The editor of a Sri Lankan weekly newspaper and his wife have been assaulted in Colombo in the latest of a series of attacks on journalists.
Reporters on the Rivira weekly say four men on motorcycles blocked Upali Tennakoon's car and attacked the couple with iron rods and other weapons.
The pair are in a stable condition. The attack comes two weeks after top editor Lasantha Wickramatunga was shot dead.
Meanwhile, fierce fighting continues as troops battle rebels in the north-east.
The most senior government official in Mullaitivu district, Imelda Sukumar, has told the BBC that nearly 100 civilians have been killed in the crossfire between the military and rebels since the weekend. The army has disputed her claims.

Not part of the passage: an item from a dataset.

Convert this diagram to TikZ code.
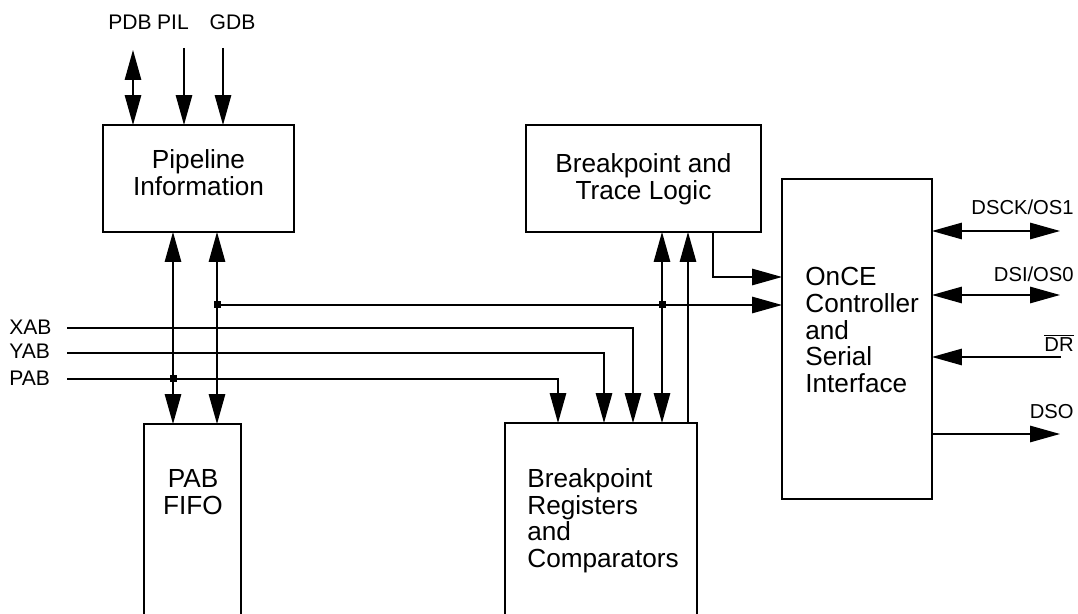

Doctors said that Mr Tennakoon was treated for cuts to his hands and forehead. His wife also suffered cuts.
The BBC's Anbarasan Ethirajan in Colombo says Rivira is not considered a pro-government or pro-rebel journal.
He says the government has condemned the attack and promised a full investigation.
Two weeks ago Mr Wickramatunga, editor of the Sunday Leader newspaper and a leading critic of the government, was shot in the head by unknown killers in Colombo.
An article said to be self-penned and published in his paper after his death blamed the government.
The government has accused the opposition of trying to gain political advantage from the murder.
Amnesty International said in November that at least 10 media employees had been killed in Sri Lanka since 2006.
Some reporters say the intimidation has got worse as the war has intensified with the Tamil Tigers.
Bodies handed over
The Mullaitivu official, Ms Sukumar, said she returned to government-controlled areas on Thursday from rebel-held areas.
Tens of thousands of civilians are trapped in the conflict zone
She said that more than 100 civilians had been killed in the past week after being caught in artillery exchanges between the security forces and the Tamil Tigers.
She described the humanitarian situation in the north as "terrible", made worse because civilians had nowhere to go.
Ms Sukumar said both sides were to blame for the plight of civilians. She said the rebels were firing at the army from positions close to civilian areas as their territory was shrinking, while the army was returning fire.
Military spokesperson Brig Udaya Nanayakkara strongly disputed her claims.
"If she had seen many people being killed her first job should be to report to the government. Then only we can make a comment on her claims," he said.
"There is no point in talking to the media first without informing the government. However, we strongly deny that civilians were killed due to shelling by the security forces."
Pro-rebel websites say the Tigers have beaten back an army offensive in Mullaitivu, killing at least 40 soldiers. The army has also denied that claim.
There have been no independent reports from the front lines, and it is impossible to verify either side's account.
The International Committee of the Red Cross (ICRC) said it had handed over to the Tamil Tiger rebels the bodies of 11 of their fighters.
The ICRC acts as an intermediary and facilitates the exchange of bodies between the two sides.
The rebels have been battling for more than a quarter of century for a separate state for the Tamil minority.